Nothing but the lines from the line with "Reproduce this chart with D3.js." to the line with "const fig5_yticks = [10, 20, 30];", both included, is to be repeated, and those exactly. Leave out the pictures.

# start of Data shown

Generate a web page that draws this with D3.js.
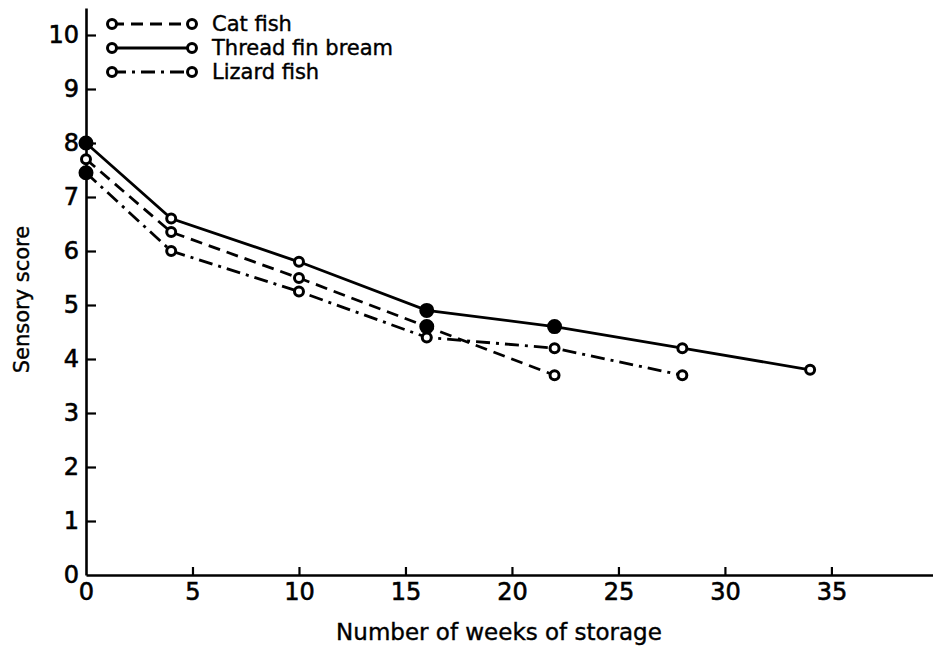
<!DOCTYPE html>
<html>
<head>
<meta charset="utf-8">
<script src="https://cdn.jsdelivr.net/npm/d3@7"></script>
<style>
  html, body { margin: 0; padding: 0; background: #fff; }
  svg { display: block; }
  text { font-family: "DejaVu Sans", sans-serif; fill: #000; }
</style>
</head>
<body>
<svg id="chart" width="933" height="647"></svg>
<script>
// Storage time (weeks) and sensory scores for each species
const catWeeks = [0, 4, 10, 16, 22];
const catScores = [7.7, 6.35, 5.5, 4.6, 3.7];

const breamWeeks = [0, 4, 10, 16, 22, 28, 34];
const breamScores = [8.0, 6.6, 5.8, 4.9, 4.6, 4.2, 3.8];

const lizardWeeks = [0, 4, 10, 16, 22, 28];
const lizardScores = [7.45, 6.0, 5.25, 4.4, 4.2, 3.7];

const seriesNames = ["Cat fish", "Thread fin bream", "Lizard fish"];
const xTickValues = [0, 5, 10, 15, 20, 25, 30, 35];
const yTickValues = [0, 1, 2, 3, 4, 5, 6, 7, 8, 9, 10];
const xTitle = "Number of weeks of storage";
const yTitle = "Sensory score";

// Points drawn as solid dots (series index -> week list)
const solidDots = { 0: [16], 1: [0, 16, 22], 2: [0] };

const series = [
  { name: seriesNames[0], weeks: catWeeks, scores: catScores, dash: "12,7" },
  { name: seriesNames[1], weeks: breamWeeks, scores: breamScores, dash: null },
  { name: seriesNames[2], weeks: lizardWeeks, scores: lizardScores, dash: "14,6,3,6" }
];

const svg = d3.select("#chart");
const left = 86, bottom = 575;

const x = d3.scaleLinear().domain([0, 39.77]).range([left, 933]);
const y = d3.scaleLinear().domain([0, 10.5]).range([bottom, 8]);

// Axes with inward ticks
const xAxis = d3.axisBottom(x).tickValues(xTickValues).tickSize(-8).tickSizeOuter(0).tickPadding(8).tickFormat(d3.format("d"));
const yAxis = d3.axisLeft(y).tickValues(yTickValues).tickSize(-10).tickSizeOuter(0).tickPadding(7).tickFormat(d3.format("d"));

const gx = svg.append("g").attr("transform", `translate(0,${bottom})`).call(xAxis);
const gy = svg.append("g").attr("transform", `translate(${left},0)`).call(yAxis);

[gx, gy].forEach(g => {
  g.select(".domain").attr("stroke", "#000").attr("stroke-width", 2.6);
  g.selectAll(".tick line").attr("stroke", "#000").attr("stroke-width", 2.2);
  g.selectAll(".tick text")
    .attr("font-size", 24)
    .attr("font-family", "DejaVu Sans, sans-serif")
    .attr("fill", "#000")
    .attr("stroke", "#000")
    .attr("stroke-width", 0.6);
});
gx.selectAll(".tick").filter(d => d === 0).select("line").remove();
gy.selectAll(".tick").filter(d => d === 0).select("line").remove();
gx.selectAll(".tick text").attr("dy", "0.71em");

// Axis titles
svg.append("text")
  .attr("x", 499).attr("y", 640)
  .attr("text-anchor", "middle")
  .attr("font-size", 23)
  .attr("stroke", "#000").attr("stroke-width", 0.4)
  .text(xTitle);

svg.append("text")
  .attr("transform", `translate(29,${y(5.1)}) rotate(-90)`)
  .attr("text-anchor", "middle")
  .attr("font-size", 21)
  .attr("stroke", "#000").attr("stroke-width", 0.4)
  .text(yTitle);

// Series lines
const line = d3.line().x(d => x(d[0])).y(d => y(d[1]));

series.forEach((s, i) => {
  const pts = s.weeks.map((w, k) => [w, s.scores[k]]);
  svg.append("path")
    .datum(pts)
    .attr("d", line)
    .attr("fill", "none")
    .attr("stroke", "#000")
    .attr("stroke-width", 2.8)
    .attr("stroke-dasharray", s.dash);
  svg.selectAll(null)
    .data(pts)
    .enter().append("circle")
    .attr("cx", d => x(d[0]))
    .attr("cy", d => y(d[1]))
    .attr("r", d => solidDots[i].includes(d[0]) ? 6 : 4.5)
    .attr("fill", d => solidDots[i].includes(d[0]) ? "#000" : "#fff")
    .attr("stroke", "#000")
    .attr("stroke-width", 3);
});

// Legend
const legend = svg.append("g");
series.forEach((s, i) => {
  const ly = 24 + i * 24;
  legend.append("line")
    .attr("x1", 112).attr("x2", 192).attr("y1", ly).attr("y2", ly)
    .attr("stroke", "#000").attr("stroke-width", 2.8)
    .attr("stroke-dasharray", s.dash);
  [112, 192].forEach(cx => legend.append("circle")
    .attr("cx", cx).attr("cy", ly).attr("r", 4.5)
    .attr("fill", "#fff").attr("stroke", "#000").attr("stroke-width", 3));
  legend.append("text")
    .attr("x", 212).attr("y", ly).attr("dy", "0.35em")
    .attr("font-size", 21)
    .attr("textLength", null)
    .attr("stroke", "#000").attr("stroke-width", 0.4)
    .text(s.name);
});
</script>
</body>
</html>
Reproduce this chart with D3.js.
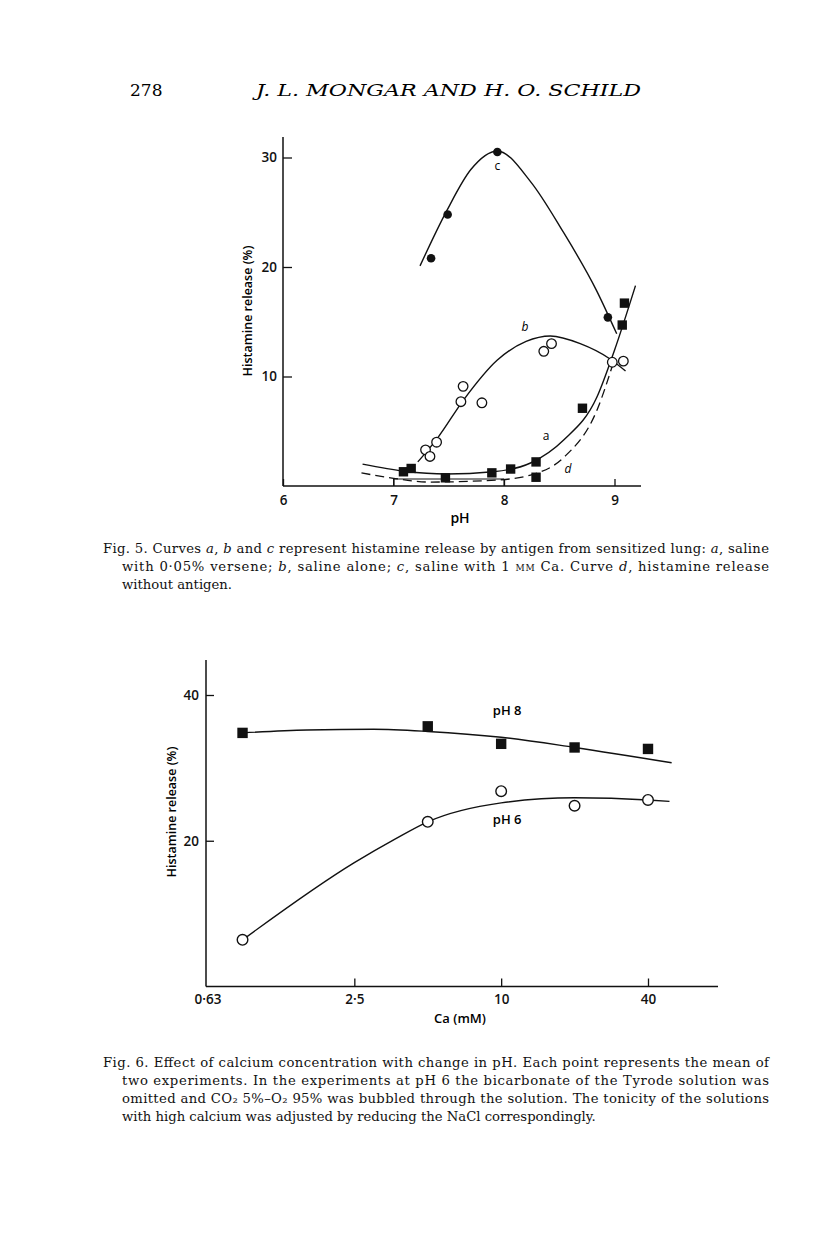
<!DOCTYPE html>
<html>
<head>
<meta charset="utf-8">
<script src="https://cdn.jsdelivr.net/npm/d3@7"></script>
<style>
  body { margin: 0; background: #fff; }
  svg { display: block; }
  .tick text { font-family: "Open Sans", sans-serif; font-weight: 600; font-size: 13.5px; fill: #111; }
</style>
</head>
<body>
<div id="page"></div>
<script>
// ---- Fig. 5 data (pH, histamine release %) ----
const curveC_pts = [[7.34, 20.8], [7.49, 24.8], [7.94, 30.5], [8.94, 15.4]];
const curveB_pts = [[7.29, 3.3], [7.33, 2.7], [7.39, 4.0], [7.61, 7.7], [7.63, 9.1], [7.80, 7.6],
                    [8.36, 12.3], [8.43, 13.0], [8.98, 11.3], [9.08, 11.4]];
const curveA_pts = [[7.09, 1.3], [7.16, 1.6], [7.47, 0.75], [7.89, 1.2], [8.06, 1.55], [8.29, 2.2],
                    [8.29, 0.8], [8.71, 7.1], [9.07, 14.7], [9.09, 16.7]];
// fitted (hand-drawn) curves
const curveC_line = [[7.24, 20.1], [7.48, 25.1], [7.7, 28.9], [7.94, 30.6], [8.24, 27.8], [8.53, 23.3], [8.84, 17.8], [9.02, 13.9]];
const curveB_line = [[7.22, 2.2], [7.4, 4.4], [7.63, 7.8], [7.94, 11.5], [8.2, 13.2], [8.42, 13.7], [8.69, 13.0], [8.96, 11.6], [9.1, 10.5]];
const curveA_line = [[6.72, 2.0], [7.1, 1.35], [7.48, 1.1], [7.9, 1.3], [8.24, 2.1], [8.54, 4.2], [8.84, 8.1], [9.0, 12.4], [9.19, 18.3]];
const curveD_line = [[6.71, 1.2], [7.0, 0.7], [7.33, 0.36], [7.94, 0.55], [8.24, 1.0], [8.54, 2.6], [8.84, 6.9], [9.0, 11.6]];
const fig5_xticks = [6, 7, 8, 9];
const fig5_yticks = [10, 20, 30];

// ---- Fig. 6 data (Ca mM, histamine release %) ----
const ph8_pts = [[0.87, 34.8], [5, 35.7], [10, 33.3], [20, 32.8], [40, 32.6]];
const ph6_pts = [[0.87, 6.4], [5, 22.6], [10, 26.8], [20, 24.8], [40, 25.6]];
const ph8_line = [[0.87, 34.8], [1.6, 35.2], [3, 35.3], [5, 35.0], [10, 34.2], [20, 32.8], [50, 30.7]];
const ph6_line = [[0.87, 6.4], [2.5, 17], [3.7, 20.3], [5, 22.6], [10, 25.2], [20, 25.9], [40, 25.6], [49, 25.4]];
const fig6_xticks = [0.625, 2.5, 10, 40];
const fig6_xlabels = ["0·63", "2·5", "10", "40"];
const fig6_yticks = [20, 40];

const W = 816, H = 1234;
const svg = d3.select("#page").append("svg")
  .attr("width", W).attr("height", H)
  .attr("viewBox", [0, 0, W, H]);

const serif = "'DejaVu Serif', serif";
const sans = "'Open Sans', sans-serif";

// running head
svg.append("text").attr("x", 130).attr("y", 96)
  .attr("font-family", serif).attr("font-size", 17).text("278");
svg.append("text").attr("x", 256).attr("y", 96)
  .attr("font-family", serif).attr("font-size", 17).attr("font-style", "italic")
  .attr("textLength", 385).attr("lengthAdjust", "spacingAndGlyphs")
  .text("J. L. MONGAR AND H. O. SCHILD");

// ================= Fig. 5 =================
const x5 = d3.scaleLinear().domain([6, 9]).range([283, 614.5]);
const y5 = d3.scaleLinear().domain([0, 30]).range([486, 157.5]);
const g5 = svg.append("g");

g5.append("line").attr("x1", 283).attr("x2", 641).attr("y1", y5(0)).attr("y2", y5(0))
  .attr("stroke", "#111").attr("stroke-width", 1.5);
g5.append("line").attr("x1", 283).attr("x2", 283).attr("y1", y5(0)).attr("y2", 137)
  .attr("stroke", "#111").attr("stroke-width", 1.5);

g5.append("g").attr("transform", `translate(0,${y5(0)})`)
  .call(d3.axisBottom(x5).tickValues(fig5_xticks).tickSizeInner(-7).tickSizeOuter(0).tickPadding(9).tickFormat(d3.format("d")))
  .call(g => g.select(".domain").remove())
  .call(g => g.selectAll(".tick line").attr("stroke", "#111").attr("stroke-width", 1.3));
// small bracket between 7 and 8 on the axis
g5.append("path")
  .attr("d", `M${x5(7)},${y5(0)}V${y5(0) - 7}H${x5(8)}V${y5(0)}`)
  .attr("fill", "none").attr("stroke", "#111").attr("stroke-width", 1);

g5.append("g").attr("transform", "translate(283,0)")
  .call(d3.axisLeft(y5).tickValues(fig5_yticks).tickSizeInner(-9).tickSizeOuter(0).tickPadding(6))
  .call(g => g.select(".domain").remove())
  .call(g => g.selectAll(".tick line").attr("stroke", "#111").attr("stroke-width", 1.3));

g5.append("text").attr("x", 460).attr("y", 523).attr("text-anchor", "middle")
  .attr("font-family", sans).attr("font-weight", 600).attr("font-size", 14).text("pH");
g5.append("text").attr("transform", "translate(252,311) rotate(-90)").attr("text-anchor", "middle")
  .attr("font-family", sans).attr("font-weight", 600).attr("font-size", 12.5).text("Histamine release (%)");

const line5 = d3.line().x(d => x5(d[0])).y(d => y5(d[1])).curve(d3.curveMonotoneX);
[curveC_line, curveB_line, curveA_line].forEach(c => {
  g5.append("path").attr("d", line5(c)).attr("fill", "none").attr("stroke", "#111").attr("stroke-width", 1.4);
});
g5.append("path").attr("d", line5(curveD_line)).attr("fill", "none").attr("stroke", "#111")
  .attr("stroke-width", 1.3).attr("stroke-dasharray", "9,5");

g5.selectAll("circle.c").data(curveC_pts).join("circle").attr("class", "c")
  .attr("cx", d => x5(d[0])).attr("cy", d => y5(d[1])).attr("r", 4.3).attr("fill", "#111");
g5.selectAll("circle.b").data(curveB_pts).join("circle").attr("class", "b")
  .attr("cx", d => x5(d[0])).attr("cy", d => y5(d[1])).attr("r", 4.8)
  .attr("fill", "#fff").attr("stroke", "#111").attr("stroke-width", 1.3);
g5.selectAll("rect.a").data(curveA_pts).join("rect").attr("class", "a")
  .attr("x", d => x5(d[0]) - 4.7).attr("y", d => y5(d[1]) - 4.7).attr("width", 9.4).attr("height", 9.4)
  .attr("fill", "#111");

const lab5 = [["c", 7.94, 28.9, "normal"], ["b", 8.19, 14.2, "italic"], ["a", 8.38, 4.2, "normal"], ["d", 8.58, 1.2, "italic"]];
g5.selectAll("text.lab").data(lab5).join("text").attr("class", "lab")
  .attr("x", d => x5(d[1])).attr("y", d => y5(d[2])).attr("text-anchor", "middle")
  .attr("font-family", sans).attr("font-size", 12).attr("font-style", d => d[3]).text(d => d[0]);

// captions
function caption(lines, x0, x1, y0, indent) {
  lines.forEach((parts, i) => {
    const t = svg.append("text").attr("x", i === 0 ? x0 : x0 + indent).attr("y", y0 + i * 18)
      .attr("font-family", serif).attr("font-size", 13.2).attr("fill", "#111");
    if (i < lines.length - 1) t.attr("textLength", x1 - (i === 0 ? x0 : x0 + indent)).attr("lengthAdjust", "spacing");
    parts.forEach(p => {
      const s = t.append("tspan").text(p[0]);
      if (p[1] === "i") s.attr("font-style", "italic");
      if (p[1] === "sc") s.attr("font-variant", "small-caps");
    });
  });
}
caption([
  [["Fig. 5.  Curves "], ["a", "i"], [", "], ["b", "i"], [" and "], ["c", "i"], [" represent histamine release by antigen from sensitized lung: "], ["a", "i"], [", saline"]],
  [["with 0·05% versene; "], ["b", "i"], [", saline alone; "], ["c", "i"], [", saline with 1 "], ["mm", "sc"], [" Ca.  Curve "], ["d", "i"], [", histamine release"]],
  [["without antigen."]]
], 103, 769, 553, 19);

// ================= Fig. 6 =================
const x6 = d3.scaleLog().base(4).domain([0.625, 40]).range([207.5, 648]);
const y6 = d3.scaleLinear().domain([0, 40]).range([986.5, 695]);
const g6 = svg.append("g");

g6.append("line").attr("x1", 206).attr("x2", 718).attr("y1", y6(0)).attr("y2", y6(0))
  .attr("stroke", "#111").attr("stroke-width", 1.5);
g6.append("line").attr("x1", 206).attr("x2", 206).attr("y1", y6(0)).attr("y2", 660)
  .attr("stroke", "#111").attr("stroke-width", 1.5);

g6.append("g").attr("transform", `translate(0,${y6(0)})`)
  .call(d3.axisBottom(x6).tickValues(fig6_xticks).tickSizeInner(-8).tickSizeOuter(0).tickPadding(8)
    .tickFormat((d, i) => fig6_xlabels[i]))
  .call(g => g.select(".domain").remove())
  .call(g => g.selectAll(".tick line").attr("stroke", "#111").attr("stroke-width", 1.3))
  .call(g => g.select(".tick line").remove());

g6.append("g").attr("transform", "translate(206,0)")
  .call(d3.axisLeft(y6).tickValues(fig6_yticks).tickSizeInner(-8).tickSizeOuter(0).tickPadding(7))
  .call(g => g.select(".domain").remove())
  .call(g => g.selectAll(".tick line").attr("stroke", "#111").attr("stroke-width", 1.3));

g6.append("text").attr("x", 460).attr("y", 1023).attr("text-anchor", "middle")
  .attr("font-family", sans).attr("font-weight", 600).attr("font-size", 13).text("Ca (mM)");
g6.append("text").attr("transform", "translate(176,812) rotate(-90)").attr("text-anchor", "middle")
  .attr("font-family", sans).attr("font-weight", 600).attr("font-size", 12.5).text("Histamine release (%)");

const line6 = d3.line().x(d => x6(d[0])).y(d => y6(d[1])).curve(d3.curveMonotoneX);
[ph8_line, ph6_line].forEach(c => {
  g6.append("path").attr("d", line6(c)).attr("fill", "none").attr("stroke", "#111").attr("stroke-width", 1.4);
});
g6.selectAll("rect.p8").data(ph8_pts).join("rect").attr("class", "p8")
  .attr("x", d => x6(d[0]) - 5.2).attr("y", d => y6(d[1]) - 5.2).attr("width", 10.4).attr("height", 10.4)
  .attr("fill", "#111");
g6.selectAll("circle.p6").data(ph6_pts).join("circle").attr("class", "p6")
  .attr("cx", d => x6(d[0])).attr("cy", d => y6(d[1])).attr("r", 5.3)
  .attr("fill", "#fff").attr("stroke", "#111").attr("stroke-width", 1.4);

const lab6 = [["pH 8", 10, 37.3], ["pH 6", 10, 22.3]];
g6.selectAll("text.lab").data(lab6).join("text").attr("class", "lab")
  .attr("x", d => x6(d[1]) + 6).attr("y", d => y6(d[2])).attr("text-anchor", "middle")
  .attr("font-family", sans).attr("font-weight", 600).attr("font-size", 13).text(d => d[0]);

caption([
  [["Fig. 6.  Effect of calcium concentration with change in pH.  Each point represents the mean of"]],
  [["two experiments.  In the experiments at pH 6 the bicarbonate of the Tyrode solution was"]],
  [["omitted and CO₂ 5%–O₂ 95% was bubbled through the solution. The tonicity of the solutions"]],
  [["with high calcium was adjusted by reducing the NaCl correspondingly."]]
], 103, 769, 1067, 19);
</script>
</body>
</html>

# end of Data shown

#### Reply:
Reproduce this chart with D3.js.
<!DOCTYPE html>
<html>
<head>
<meta charset="utf-8">
<script src="https://cdn.jsdelivr.net/npm/d3@7"></script>
<style>
  body { margin: 0; background: #fff; }
  svg { display: block; }
  .tick text { font-family: "Open Sans", sans-serif; font-weight: 600; font-size: 13.5px; fill: #111; }
</style>
</head>
<body>
<div id="page"></div>
<script>
// ---- Fig. 5 data (pH, histamine release %) ----
const curveC_pts = [[7.34, 20.8], [7.49, 24.8], [7.94, 30.5], [8.94, 15.4]];
const curveB_pts = [[7.29, 3.3], [7.33, 2.7], [7.39, 4.0], [7.61, 7.7], [7.63, 9.1], [7.80, 7.6],
                    [8.36, 12.3], [8.43, 13.0], [8.98, 11.3], [9.08, 11.4]];
const curveA_pts = [[7.09, 1.3], [7.16, 1.6], [7.47, 0.75], [7.89, 1.2], [8.06, 1.55], [8.29, 2.2],
                    [8.29, 0.8], [8.71, 7.1], [9.07, 14.7], [9.09, 16.7]];
// fitted (hand-drawn) curves
const curveC_line = [[7.24, 20.1], [7.48, 25.1], [7.7, 28.9], [7.94, 30.6], [8.24, 27.8], [8.53, 23.3], [8.84, 17.8], [9.02, 13.9]];
const curveB_line = [[7.22, 2.2], [7.4, 4.4], [7.63, 7.8], [7.94, 11.5], [8.2, 13.2], [8.42, 13.7], [8.69, 13.0], [8.96, 11.6], [9.1, 10.5]];
const curveA_line = [[6.72, 2.0], [7.1, 1.35], [7.48, 1.1], [7.9, 1.3], [8.24, 2.1], [8.54, 4.2], [8.84, 8.1], [9.0, 12.4], [9.19, 18.3]];
const curveD_line = [[6.71, 1.2], [7.0, 0.7], [7.33, 0.36], [7.94, 0.55], [8.24, 1.0], [8.54, 2.6], [8.84, 6.9], [9.0, 11.6]];
const fig5_xticks = [6, 7, 8, 9];
const fig5_yticks = [10, 20, 30];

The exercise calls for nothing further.